— begin —
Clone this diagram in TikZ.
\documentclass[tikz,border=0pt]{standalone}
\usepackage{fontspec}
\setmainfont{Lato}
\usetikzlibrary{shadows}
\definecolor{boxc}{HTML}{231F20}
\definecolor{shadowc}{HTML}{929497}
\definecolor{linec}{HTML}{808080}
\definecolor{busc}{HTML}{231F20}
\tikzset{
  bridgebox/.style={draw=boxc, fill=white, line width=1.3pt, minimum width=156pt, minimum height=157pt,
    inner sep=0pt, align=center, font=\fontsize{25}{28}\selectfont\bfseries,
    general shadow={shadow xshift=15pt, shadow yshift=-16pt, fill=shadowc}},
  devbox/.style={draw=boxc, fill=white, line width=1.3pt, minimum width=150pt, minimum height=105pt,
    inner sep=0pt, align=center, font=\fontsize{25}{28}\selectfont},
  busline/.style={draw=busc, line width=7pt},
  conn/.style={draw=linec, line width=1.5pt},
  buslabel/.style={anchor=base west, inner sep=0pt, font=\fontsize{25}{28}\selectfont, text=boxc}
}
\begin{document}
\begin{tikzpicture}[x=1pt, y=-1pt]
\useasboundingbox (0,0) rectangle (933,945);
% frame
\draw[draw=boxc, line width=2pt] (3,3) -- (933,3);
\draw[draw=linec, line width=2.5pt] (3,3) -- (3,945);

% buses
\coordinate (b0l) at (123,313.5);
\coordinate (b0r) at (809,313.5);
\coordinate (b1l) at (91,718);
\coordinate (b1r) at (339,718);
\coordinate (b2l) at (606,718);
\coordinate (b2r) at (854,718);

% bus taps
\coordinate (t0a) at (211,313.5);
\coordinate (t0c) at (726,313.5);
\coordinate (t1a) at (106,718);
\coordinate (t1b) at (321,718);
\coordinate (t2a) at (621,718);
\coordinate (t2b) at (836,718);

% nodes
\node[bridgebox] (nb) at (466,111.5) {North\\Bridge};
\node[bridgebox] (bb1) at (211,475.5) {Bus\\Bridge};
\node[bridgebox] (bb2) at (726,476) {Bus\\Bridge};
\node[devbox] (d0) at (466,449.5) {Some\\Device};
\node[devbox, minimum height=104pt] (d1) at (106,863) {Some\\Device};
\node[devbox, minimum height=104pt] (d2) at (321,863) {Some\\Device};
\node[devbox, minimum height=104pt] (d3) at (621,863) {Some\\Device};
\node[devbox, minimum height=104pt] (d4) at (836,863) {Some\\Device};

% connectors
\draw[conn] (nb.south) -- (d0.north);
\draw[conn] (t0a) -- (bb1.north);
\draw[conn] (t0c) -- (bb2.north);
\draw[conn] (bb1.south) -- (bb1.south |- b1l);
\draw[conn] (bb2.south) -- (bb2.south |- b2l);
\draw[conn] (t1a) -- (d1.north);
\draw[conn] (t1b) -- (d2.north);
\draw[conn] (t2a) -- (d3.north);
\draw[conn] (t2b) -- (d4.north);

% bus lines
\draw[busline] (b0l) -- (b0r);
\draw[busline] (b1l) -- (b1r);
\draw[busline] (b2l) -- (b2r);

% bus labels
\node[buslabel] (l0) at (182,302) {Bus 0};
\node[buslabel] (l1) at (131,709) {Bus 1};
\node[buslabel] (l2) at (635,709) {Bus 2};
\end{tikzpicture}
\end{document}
— end —
— begin —
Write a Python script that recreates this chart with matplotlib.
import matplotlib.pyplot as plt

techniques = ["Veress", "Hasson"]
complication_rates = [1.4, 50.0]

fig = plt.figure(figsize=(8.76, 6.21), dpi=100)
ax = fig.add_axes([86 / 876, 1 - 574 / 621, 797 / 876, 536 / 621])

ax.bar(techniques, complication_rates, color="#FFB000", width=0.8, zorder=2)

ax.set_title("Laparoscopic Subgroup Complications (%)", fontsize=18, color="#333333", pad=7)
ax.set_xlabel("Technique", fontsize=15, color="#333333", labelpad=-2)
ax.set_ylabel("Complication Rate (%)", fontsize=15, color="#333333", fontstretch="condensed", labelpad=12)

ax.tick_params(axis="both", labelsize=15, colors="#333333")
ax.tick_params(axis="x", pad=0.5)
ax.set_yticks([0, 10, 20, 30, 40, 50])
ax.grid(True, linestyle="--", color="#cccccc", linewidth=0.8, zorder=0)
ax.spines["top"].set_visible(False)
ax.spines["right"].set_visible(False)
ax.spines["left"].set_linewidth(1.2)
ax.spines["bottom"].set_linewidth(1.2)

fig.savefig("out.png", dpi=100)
— end —
Goal of the exercise.
Each line from the line with "Clone this diagram in TikZ." to the line with "(t2b) at (836,718);" is to be echoed exactly; both boundary lines are included, and nothing else is to be output.

Answer to the problem.
Clone this diagram in TikZ.
\documentclass[tikz,border=0pt]{standalone}
\usepackage{fontspec}
\setmainfont{Lato}
\usetikzlibrary{shadows}
\definecolor{boxc}{HTML}{231F20}
\definecolor{shadowc}{HTML}{929497}
\definecolor{linec}{HTML}{808080}
\definecolor{busc}{HTML}{231F20}
\tikzset{
  bridgebox/.style={draw=boxc, fill=white, line width=1.3pt, minimum width=156pt, minimum height=157pt,
    inner sep=0pt, align=center, font=\fontsize{25}{28}\selectfont\bfseries,
    general shadow={shadow xshift=15pt, shadow yshift=-16pt, fill=shadowc}},
  devbox/.style={draw=boxc, fill=white, line width=1.3pt, minimum width=150pt, minimum height=105pt,
    inner sep=0pt, align=center, font=\fontsize{25}{28}\selectfont},
  busline/.style={draw=busc, line width=7pt},
  conn/.style={draw=linec, line width=1.5pt},
  buslabel/.style={anchor=base west, inner sep=0pt, font=\fontsize{25}{28}\selectfont, text=boxc}
}
\begin{document}
\begin{tikzpicture}[x=1pt, y=-1pt]
\useasboundingbox (0,0) rectangle (933,945);
% frame
\draw[draw=boxc, line width=2pt] (3,3) -- (933,3);
\draw[draw=linec, line width=2.5pt] (3,3) -- (3,945);

% buses
\coordinate (b0l) at (123,313.5);
\coordinate (b0r) at (809,313.5);
\coordinate (b1l) at (91,718);
\coordinate (b1r) at (339,718);
\coordinate (b2l) at (606,718);
\coordinate (b2r) at (854,718);

% bus taps
\coordinate (t0a) at (211,313.5);
\coordinate (t0c) at (726,313.5);
\coordinate (t1a) at (106,718);
\coordinate (t1b) at (321,718);
\coordinate (t2a) at (621,718);
\coordinate (t2b) at (836,718);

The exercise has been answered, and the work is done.